“Long Story Short”
Abstract: I will be discussing and screening parts of my project, “Long Story Short,” a film, an installation, and an interactive website. The project is drawn from and linked to an archive of 75 video diaries made by very low-income residents of Northern and Southern California, who describe, reflect on, and analyze poverty’s effects on their lives, families, and communities. Instead of a single narrator, there are dozens, with voices layered, and narrators at times appearing to speak in unison, suggesting the scale and multiplicity of poverty, and imagining collectives and social bodies that may not yet exist, or are difficult to see in single video diaries alone. Video diaries were made using webcams and laptops, some of the same technologies – high tech and digital – that ushered in hardships for low-skilled workers and their families in the first place. Here these tools amplify their voices. The installation draws inspiration from one of the more promising aspects of network culture and social media – the shift away from a focus on single voices to that of many, and the expansion of who gets to speak in public and of what we consider to be expert knowledge. Yet participation depends on access, and visibility depends on public and popular affirmation (likes, clicks, shares, remixes). “Long Story Short” represents those mostly misrepresented or invisible on our screens. It reimagines a more social media and explores how depictions of poverty and inequality might benefit from, as well as reflect on, current modes of digital and image mobility, dissemination, and display.

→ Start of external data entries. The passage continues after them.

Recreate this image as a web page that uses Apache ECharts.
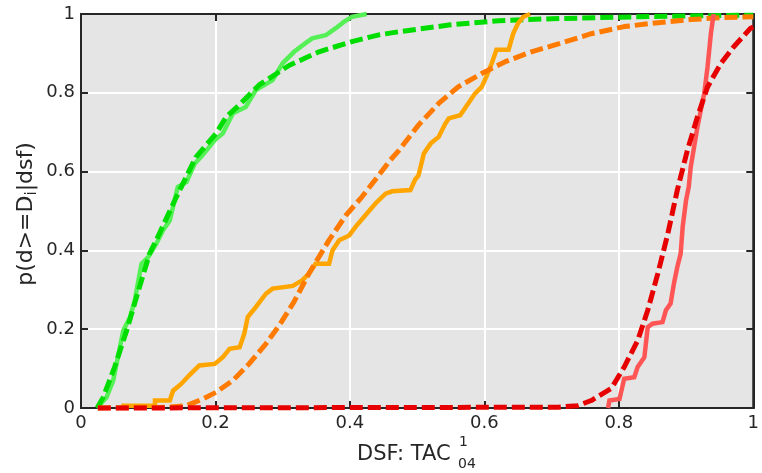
<!DOCTYPE html>
<html>
<head>
<meta charset="utf-8">
<script src="https://cdn.jsdelivr.net/npm/echarts@6/dist/echarts.min.js"></script>
<style>
  html, body { margin: 0; padding: 0; background: #ffffff; }
  #chart { width: 762px; height: 473px; }
</style>
</head>
<body>
<div id="chart"></div>
<script>
// Axis ticks
const xTicks = [0, 0.2, 0.4, 0.6, 0.8, 1];
const yTicks = [0, 0.2, 0.4, 0.6, 0.8, 1];

// Empirical exceedance curves [dsf, probability]
const greenEmpirical = [
  [0.024, 0.0], [0.038, 0.027], [0.048, 0.07], [0.055, 0.13], [0.06, 0.172], [0.063, 0.197],
  [0.073, 0.231], [0.08, 0.273], [0.085, 0.32], [0.09, 0.366], [0.10, 0.383], [0.112, 0.417],
  [0.122, 0.451], [0.132, 0.476], [0.144, 0.561], [0.157, 0.574], [0.169, 0.62], [0.181, 0.642],
  [0.199, 0.68], [0.211, 0.697], [0.226, 0.748], [0.245, 0.764], [0.26, 0.807], [0.285, 0.832],
  [0.30, 0.875], [0.317, 0.904], [0.334, 0.926], [0.344, 0.938], [0.364, 0.946], [0.379, 0.964],
  [0.391, 0.98], [0.403, 0.993], [0.425, 1.0]
];
const orangeEmpirical = [
  [0.06, 0.006], [0.11, 0.006], [0.11, 0.019], [0.132, 0.019], [0.137, 0.044], [0.149, 0.061],
  [0.161, 0.083], [0.176, 0.108], [0.199, 0.112], [0.211, 0.129], [0.221, 0.15], [0.236, 0.154],
  [0.243, 0.189], [0.248, 0.231], [0.26, 0.256], [0.275, 0.29], [0.285, 0.303], [0.315, 0.31],
  [0.329, 0.324], [0.339, 0.341], [0.349, 0.366], [0.369, 0.366], [0.374, 0.40], [0.384, 0.426],
  [0.399, 0.438], [0.408, 0.459], [0.423, 0.489], [0.438, 0.519], [0.453, 0.544], [0.463, 0.55],
  [0.49, 0.553], [0.497, 0.58], [0.502, 0.59], [0.51, 0.646], [0.52, 0.671], [0.532, 0.688],
  [0.542, 0.722], [0.547, 0.735], [0.564, 0.743], [0.576, 0.773], [0.586, 0.798], [0.596, 0.815],
  [0.603, 0.841], [0.611, 0.875], [0.618, 0.909], [0.636, 0.909], [0.643, 0.951], [0.65, 0.976],
  [0.658, 0.993], [0.668, 1.0]
];
const redEmpirical = [
  [0.784, 0.0], [0.786, 0.019], [0.801, 0.023], [0.808, 0.074], [0.823, 0.078], [0.828, 0.104],
  [0.838, 0.129], [0.843, 0.205], [0.85, 0.214], [0.865, 0.218], [0.87, 0.248], [0.877, 0.265],
  [0.882, 0.316], [0.887, 0.358], [0.892, 0.392], [0.895, 0.46], [0.9, 0.527], [0.904, 0.561],
  [0.907, 0.612], [0.912, 0.663], [0.917, 0.714], [0.922, 0.756], [0.927, 0.798], [0.932, 0.866],
  [0.937, 0.951], [0.941, 1.0]
];

// Fitted distribution curves [dsf, probability]
const greenFit = [
  [0.024, 0.0], [0.033, 0.027], [0.05, 0.104], [0.068, 0.197], [0.087, 0.307], [0.102, 0.392],
  [0.112, 0.426], [0.142, 0.536], [0.171, 0.637], [0.201, 0.697], [0.216, 0.739], [0.236, 0.77],
  [0.265, 0.82], [0.31, 0.87], [0.354, 0.904], [0.403, 0.93], [0.443, 0.947], [0.473, 0.955],
  [0.547, 0.972], [0.621, 0.983], [0.7, 0.988], [0.8, 0.992], [0.9, 0.995], [1.0, 0.997]
];
const orangeFit = [
  [0.025, 0.0], [0.127, 0.002], [0.157, 0.006], [0.181, 0.023], [0.201, 0.04], [0.226, 0.07],
  [0.25, 0.112], [0.275, 0.163], [0.295, 0.21], [0.317, 0.27], [0.339, 0.341], [0.369, 0.426],
  [0.394, 0.489], [0.418, 0.536], [0.443, 0.591], [0.46, 0.629], [0.473, 0.654], [0.502, 0.718],
  [0.532, 0.773], [0.561, 0.815], [0.596, 0.849], [0.631, 0.879], [0.67, 0.904], [0.71, 0.924],
  [0.759, 0.95], [0.808, 0.968], [0.858, 0.978], [0.907, 0.986], [0.957, 0.991], [1.0, 0.993]
];
const redFit = [
  [0.025, 0.0], [0.71, 0.002], [0.739, 0.006], [0.759, 0.019], [0.789, 0.05], [0.808, 0.104],
  [0.828, 0.171], [0.843, 0.248], [0.858, 0.341], [0.873, 0.443], [0.887, 0.553], [0.902, 0.654],
  [0.917, 0.739], [0.932, 0.815], [0.952, 0.875], [0.971, 0.917], [0.996, 0.964], [1.0, 0.967]
];

const INK = '#262626';
const FONT = 'DejaVu Sans';
const fitDash = [13, 5];

function empiricalSeries(data, color) {
  return {
    type: 'line', data: data, showSymbol: false, symbol: 'none', clip: false,
    lineStyle: { color: color, width: 4.5, cap: 'butt', join: 'miter' },
    emphasis: { disabled: true }, animation: false
  };
}
function fitSeries(data, color) {
  return {
    type: 'line', data: data, showSymbol: false, symbol: 'none', clip: false,
    lineStyle: { color: color, width: 5, type: fitDash, cap: 'butt' },
    emphasis: { disabled: true }, animation: false
  };
}

function valueAxis(ticks, position, primary) {
  const step = ticks[1] - ticks[0];
  return {
    type: 'value', position: position,
    min: ticks[0], max: ticks[ticks.length - 1], interval: step,
    axisLine: { show: true, onZero: false, lineStyle: { color: INK, width: 2 } },
    axisTick: { show: true, inside: true, length: 7, lineStyle: { color: INK, width: 2 } },
    axisLabel: primary
      ? { show: true, fontSize: 18, fontFamily: FONT, color: INK, margin: 6 }
      : { show: false },
    splitLine: primary ? { show: true, lineStyle: { color: '#ffffff', width: 2 } } : { show: false }
  };
}

const chart = echarts.init(document.getElementById('chart'), null, { renderer: 'canvas' });
chart.setOption({
  animation: false,
  backgroundColor: '#ffffff',
  grid: {
    left: 81, right: 7, top: 14, bottom: 65,
    show: true, backgroundColor: '#e5e5e5', borderColor: INK, borderWidth: 2
  },
  xAxis: [valueAxis(xTicks, 'bottom', true), valueAxis(xTicks, 'top', false)],
  yAxis: [valueAxis(yTicks, 'left', true), valueAxis(yTicks, 'right', false)],
  series: [
    empiricalSeries(greenEmpirical, '#55f055'),
    fitSeries(greenFit, '#00dd00'),
    empiricalSeries(orangeEmpirical, '#ffa500'),
    fitSeries(orangeFit, '#ff7a00'),
    empiricalSeries(redEmpirical, '#ff5555'),
    fitSeries(redFit, '#e60000')
  ],
  graphic: [
    {
      type: 'text', x: 26, y: 214, rotation: Math.PI / 2,
      style: {
        text: '{m|p(d>=D}{s|i}{m||dsf)}',
        align: 'center', verticalAlign: 'middle',
        rich: {
          m: { fontSize: 22, fontFamily: FONT, fill: INK, lineHeight: 28 },
          s: { fontSize: 15, fontFamily: FONT, fill: INK, lineHeight: 15, verticalAlign: 'bottom' }
        }
      }
    },
    {
      type: 'text', x: 357, y: 455,
      style: { text: 'DSF: TAC', fontSize: 21, fontFamily: FONT, fill: INK, align: 'left', verticalAlign: 'middle' }
    },
    {
      type: 'text', x: 459, y: 442,
      style: { text: '1', fontSize: 14, fontFamily: FONT, fill: INK, align: 'left', verticalAlign: 'middle' }
    },
    {
      type: 'text', x: 458, y: 464,
      style: { text: '04', fontSize: 14, fontFamily: FONT, fill: INK, align: 'left', verticalAlign: 'middle' }
    }
  ]
});
</script>
</body>
</html>
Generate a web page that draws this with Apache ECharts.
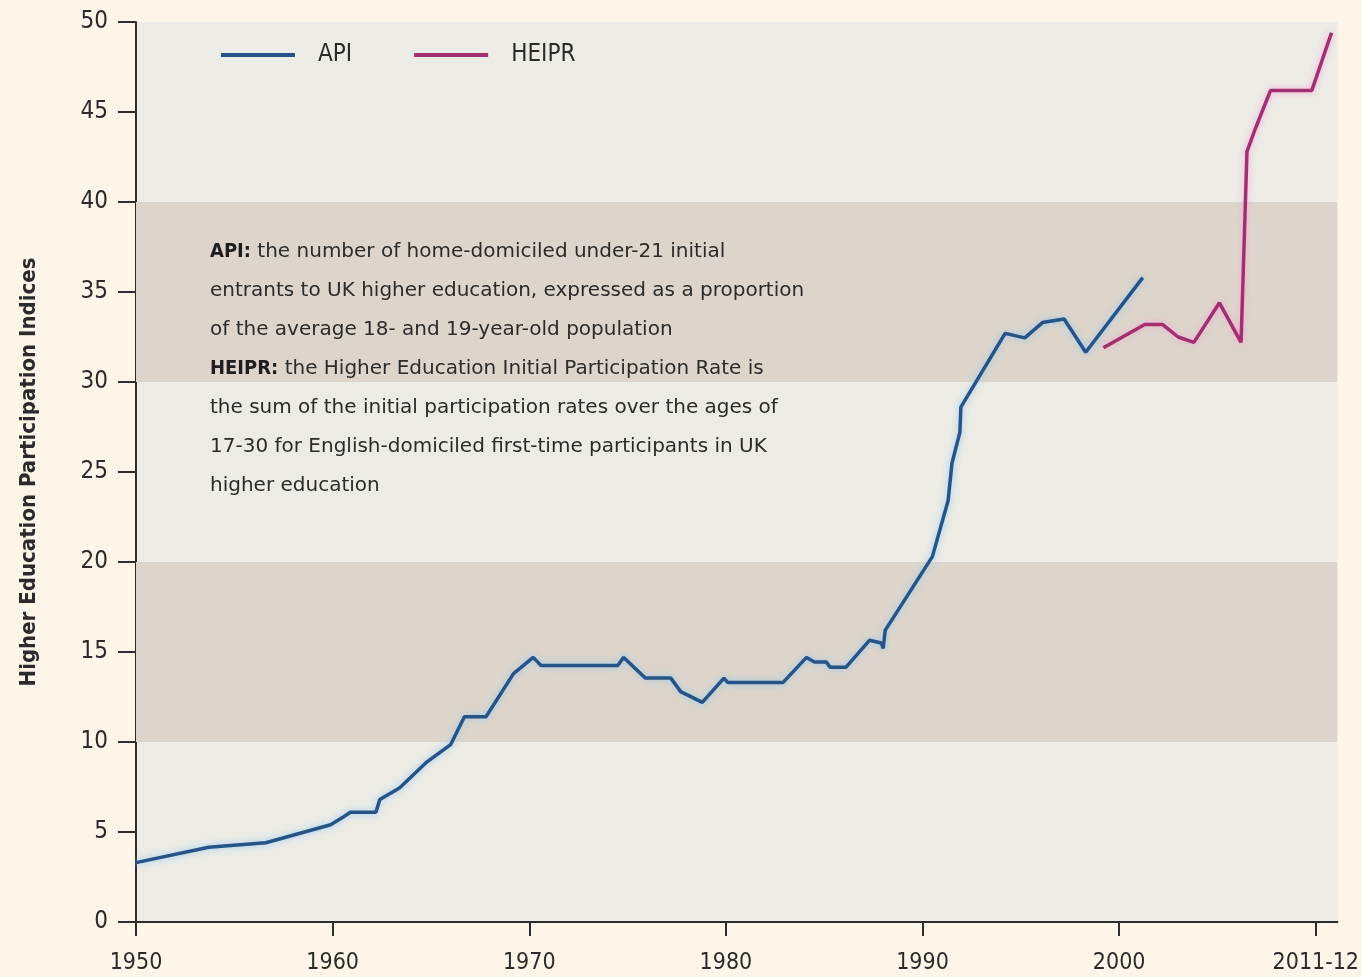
<!DOCTYPE html>
<html>
<head>
<meta charset="utf-8">
<script src="https://cdn.jsdelivr.net/npm/echarts@6/dist/echarts.min.js"></script>
<style>
  html, body { margin: 0; padding: 0; background: #fdf5e8; }
  #main { width: 1362px; height: 977px; }
</style>
</head>
<body>
<div id="main"></div>
<script>
var apiYears = [1950, 1953.7, 1956.6, 1959.9, 1960.5, 1960.9, 1962.2, 1962.4, 1963.4, 1964.8, 1966.0, 1966.7, 1967.8, 1969.2, 1970.2, 1970.6, 1974.5, 1974.8, 1975.9, 1977.2, 1977.7, 1978.8, 1979.9, 1980.1, 1980.7, 1982.9, 1984.1, 1984.5, 1985.1, 1985.3, 1986.1, 1987.3, 1987.9, 1988.0, 1988.1, 1990.5, 1991.3, 1991.5, 1991.9, 1991.95, 1994.2, 1995.2, 1996.1, 1997.2, 1998.3, 2001.2];
var apiValues = [3.3, 4.15, 4.4, 5.4, 5.8, 6.1, 6.1, 6.8, 7.45, 8.9, 9.85, 11.4, 11.4, 13.8, 14.7, 14.25, 14.25, 14.7, 13.55, 13.55, 12.8, 12.2, 13.55, 13.3, 13.3, 13.3, 14.7, 14.45, 14.45, 14.15, 14.15, 15.65, 15.5, 15.2, 16.2, 20.3, 23.4, 25.5, 27.2, 28.6, 32.7, 32.45, 33.3, 33.5, 31.65, 35.8];
var heiprYears = [1999.2, 2001.3, 2002.2, 2003.0, 2003.8, 2005.1, 2006.2, 2006.5, 2006.9, 2007.7, 2009.8, 2010.8];
var heiprValues = [31.9, 33.2, 33.2, 32.5, 32.2, 34.4, 32.2, 42.8, 44.0, 46.2, 46.2, 49.4];
var xTicks = [1950, 1960, 1970, 1980, 1990, 2000, 2010];
var xTickLabels = ['1950', '1960', '1970', '1980', '1990', '2000', '2011-12'];
var shadedBands = [[10, 20], [30, 40]];

var font = "'Liberation Sans Narrow', 'DejaVu Sans Condensed', sans-serif";
var noteFont = "'DejaVu Sans', sans-serif";

function pairs(xs, ys) {
  return xs.map(function (x, i) { return [x, ys[i]]; });
}

var myChart = echarts.init(document.getElementById('main'));
myChart.setOption({
  backgroundColor: '#fdf5e8',
  animation: false,
  grid: {
    left: 136, right: 15, top: 22, bottom: 55,
    show: true, backgroundColor: '#ecebe6', borderWidth: 0
  },
  legend: {
    left: 216, top: 38,
    itemWidth: 74, itemHeight: 4, itemGap: 62,
    icon: 'rect',
    textStyle: { fontFamily: font, fontSize: 24, color: '#2b2b2b', padding: [0, 0, 0, 18] },
    data: ['API', 'HEIPR']
  },
  xAxis: {
    type: 'value', min: 1950, max: 2011.1,
    axisLine: { lineStyle: { color: '#2e2e2e', width: 2 } },
    axisTick: { length: 14, lineStyle: { color: '#2e2e2e', width: 2 }, customValues: xTicks },
    axisLabel: {
      customValues: xTicks, margin: 30, fontFamily: font, fontSize: 23, color: '#2b2b2b',
      formatter: function (v) { return xTickLabels[xTicks.indexOf(v)]; }
    },
    splitLine: { show: false }
  },
  yAxis: {
    type: 'value', min: 0, max: 50, interval: 5,
    name: 'Higher Education Participation Indices',
    nameLocation: 'middle', nameGap: 96, nameRotate: 90,
    nameTextStyle: { fontFamily: font, fontSize: 22, fontWeight: 'bold', color: '#2b2b2b' },
    axisLine: { show: true, lineStyle: { color: '#2e2e2e', width: 2 } },
    axisTick: { show: true, length: 18, lineStyle: { color: '#2e2e2e', width: 2 } },
    axisLabel: { margin: 28, fontFamily: font, fontSize: 24, color: '#2b2b2b' },
    splitLine: { show: false }
  },
  graphic: [{
    type: 'text', left: 210, top: 232, z: 10,
    style: {
      text: '{b|API:} the number of home-domiciled under-21 initial\n' +
            'entrants to UK higher education, expressed as a proportion\n' +
            'of the average 18- and 19-year-old population\n' +
            '{b|HEIPR:} the Higher Education Initial Participation Rate is\n' +
            'the sum of the initial participation rates over the ages of\n' +
            '17-30 for English-domiciled first-time participants in UK\n' +
            'higher education',
      fontFamily: noteFont, fontSize: 20, fill: '#2b2b2b', lineHeight: 39,
      rich: { b: { fontFamily: font, fontSize: 20, fontWeight: 'bold', fill: '#1e1e1e', lineHeight: 39 } }
    }
  }],
  series: [{
    name: 'API', type: 'line', data: pairs(apiYears, apiValues),
    showSymbol: false, symbol: 'none', z: 3,
    color: '#275487',
    lineStyle: { width: 3.5, color: '#275487', shadowColor: 'rgba(140,200,245,0.9)', shadowBlur: 6 },
    markArea: {
      silent: true,
      itemStyle: { color: '#ddd5cb' },
      data: shadedBands.map(function (b) { return [{ yAxis: b[0] }, { yAxis: b[1] }]; })
    }
  }, {
    name: 'HEIPR', type: 'line', data: pairs(heiprYears, heiprValues),
    showSymbol: false, symbol: 'none', z: 3,
    color: '#a3306e',
    lineStyle: { width: 3.5, color: '#a3306e', shadowColor: 'rgba(245,160,220,0.9)', shadowBlur: 6 }
  }]
});
</script>
</body>
</html>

Bio: Natalie Bookchin’s work addresses the social, political, and aesthetic ramifications of mass connectivity and effects of the digitalization of everything on our identities, our desires, and the truths we tell about ourselves and the world. Her work “misuses” technology, commercial platforms and media, using the Internet as a site for art interventions, appropriating security-camera footage found by means of an unexpected glitch in search engines to document global landscapes, and producing collective narratives from isolated individual expression circulating on YouTube. Bookchin’s work has been written about, screened, and exhibited widely, including at LACMA, PS1, Mass MOCA, the Walker Art Center, the Pompidou Centre, MOCA Los Angeles, the Whitney Museum, the Tate, and Creative Time. She has received numerous grants and awards, including from Creative Capital, the California Arts Council, the Guggenheim Foundation, the Rockefeller Foundation, and most recently, the MacArthur Foundation. Bookchin has been on the faculty of the Art School at CalArts since 1998, and is currently Professor of Media Art in the Visual Arts Department at Mason Gross School of the Arts, Rutgers University.